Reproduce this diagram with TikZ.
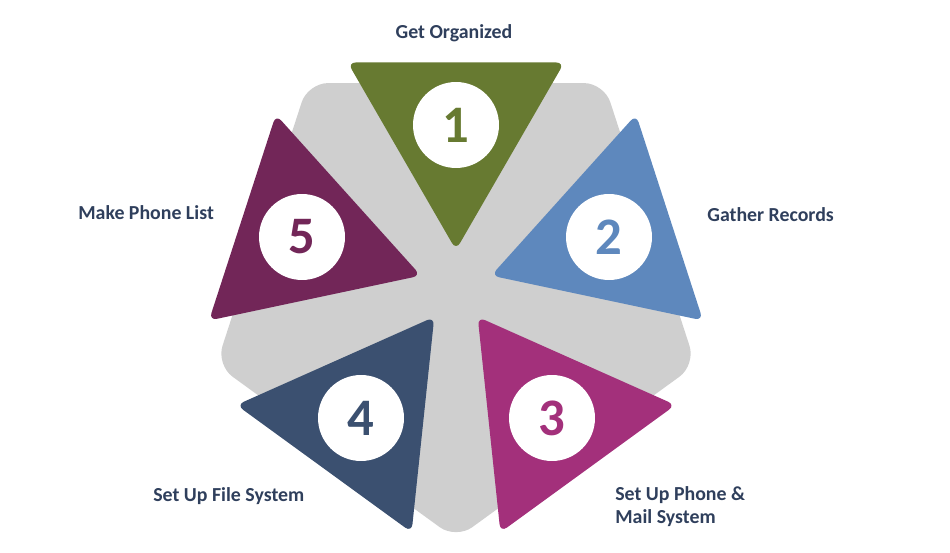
\documentclass[tikz,border=0pt]{standalone}
\usepackage{fontspec}
\setmainfont{Carlito}
\usepackage{tikz}
\usetikzlibrary{positioning}
\definecolor{olivegreen}{HTML}{677A31}
\definecolor{steelblue}{HTML}{5E88BD}
\definecolor{orchid}{HTML}{A3307B}
\definecolor{navyblue}{HTML}{3B5070}
\definecolor{plum}{HTML}{722658}
\definecolor{lightgrey}{HTML}{CFCFCF}
\definecolor{textblue}{HTML}{2F3F5C}

\begin{document}
\begin{tikzpicture}[x=0.02cm, y=-0.02cm,
	stepshape/.style={rounded corners=0.16cm},
	numcircle/.style={circle, fill=white, minimum size=1.72cm, inner sep=0pt, font=\fontsize{30}{30}\selectfont\bfseries},
	steptext/.style={text=textblue, inner sep=0pt, font=\fontsize{11.3}{13}\selectfont\bfseries}]
	% Background pentagon
	\useasboundingbox (0,0) rectangle (950,553);
	\fill [lightgrey, rounded corners=0.4cm] (604.1,83.1) -- (695.7,364.9) -- (456,539) -- (216.3,364.9) -- (307.9,83.1) -- cycle;
	
	% Draw triangles
	\fill [stepshape, olivegreen] (347.7,62.5) -- (564.3,62.5) -- (456,250) -- cycle;
	\fill [stepshape, steelblue] (636.1,114.6) -- (703.0,320.5) -- (491.2,275.6) -- cycle;
	\fill [stepshape, orchid] (477.7,316.9) -- (675.5,405.0) -- (500.4,532.3) -- cycle;
	\fill [stepshape, navyblue] (434.3,316.9) -- (411.6,532.3) -- (236.5,405.0) -- cycle;
	\fill [stepshape, plum] (275.9,114.6) -- (420.8,275.6) -- (209.0,320.5) -- cycle;
	
	% Place nodes
	\node [numcircle, text=olivegreen] (one) at (456,125) {1};
	\node [numcircle, text=steelblue] (two) at (609,237) {2};
	\node [numcircle, text=orchid] (three) at (552,418) {3};
	\node [numcircle, text=navyblue] (four) at (361,418) {4};
	\node [numcircle, text=plum] (five) at (302,237) {5};
	
	% Place labels
	\node [steptext] (organized) at (454,33) {Get Organized};
	\node [steptext, anchor=west] (records) at (707,215) {Gather Records};
	\node [steptext, anchor=west, align=left] (phonemail) at (615,507) {Set Up Phone \&\\Mail System};
	\node [steptext, anchor=west] (filesystem) at (153,496) {Set Up File System};
	\node [steptext, anchor=west] (phonelist) at (78,213) {Make Phone List};
\end{tikzpicture}
\end{document}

PROBLEM TO WORK ON => Would you return the data exactly as written, without the pictures?

RESPONSE =>
Reproduce this diagram with TikZ.
\documentclass[tikz,border=0pt]{standalone}
\usepackage{fontspec}
\setmainfont{Carlito}
\usepackage{tikz}
\usetikzlibrary{positioning}
\definecolor{olivegreen}{HTML}{677A31}
\definecolor{steelblue}{HTML}{5E88BD}
\definecolor{orchid}{HTML}{A3307B}
\definecolor{navyblue}{HTML}{3B5070}
\definecolor{plum}{HTML}{722658}
\definecolor{lightgrey}{HTML}{CFCFCF}
\definecolor{textblue}{HTML}{2F3F5C}

\begin{document}
\begin{tikzpicture}[x=0.02cm, y=-0.02cm,
	stepshape/.style={rounded corners=0.16cm},
	numcircle/.style={circle, fill=white, minimum size=1.72cm, inner sep=0pt, font=\fontsize{30}{30}\selectfont\bfseries},
	steptext/.style={text=textblue, inner sep=0pt, font=\fontsize{11.3}{13}\selectfont\bfseries}]
	% Background pentagon
	\useasboundingbox (0,0) rectangle (950,553);
	\fill [lightgrey, rounded corners=0.4cm] (604.1,83.1) -- (695.7,364.9) -- (456,539) -- (216.3,364.9) -- (307.9,83.1) -- cycle;
	
	% Draw triangles
	\fill [stepshape, olivegreen] (347.7,62.5) -- (564.3,62.5) -- (456,250) -- cycle;
	\fill [stepshape, steelblue] (636.1,114.6) -- (703.0,320.5) -- (491.2,275.6) -- cycle;
	\fill [stepshape, orchid] (477.7,316.9) -- (675.5,405.0) -- (500.4,532.3) -- cycle;
	\fill [stepshape, navyblue] (434.3,316.9) -- (411.6,532.3) -- (236.5,405.0) -- cycle;
	\fill [stepshape, plum] (275.9,114.6) -- (420.8,275.6) -- (209.0,320.5) -- cycle;
	
	% Place nodes
	\node [numcircle, text=olivegreen] (one) at (456,125) {1};
	\node [numcircle, text=steelblue] (two) at (609,237) {2};
	\node [numcircle, text=orchid] (three) at (552,418) {3};
	\node [numcircle, text=navyblue] (four) at (361,418) {4};
	\node [numcircle, text=plum] (five) at (302,237) {5};
	
	% Place labels
	\node [steptext] (organized) at (454,33) {Get Organized};
	\node [steptext, anchor=west] (records) at (707,215) {Gather Records};
	\node [steptext, anchor=west, align=left] (phonemail) at (615,507) {Set Up Phone \&\\Mail System};
	\node [steptext, anchor=west] (filesystem) at (153,496) {Set Up File System};
	\node [steptext, anchor=west] (phonelist) at (78,213) {Make Phone List};
\end{tikzpicture}
\end{document}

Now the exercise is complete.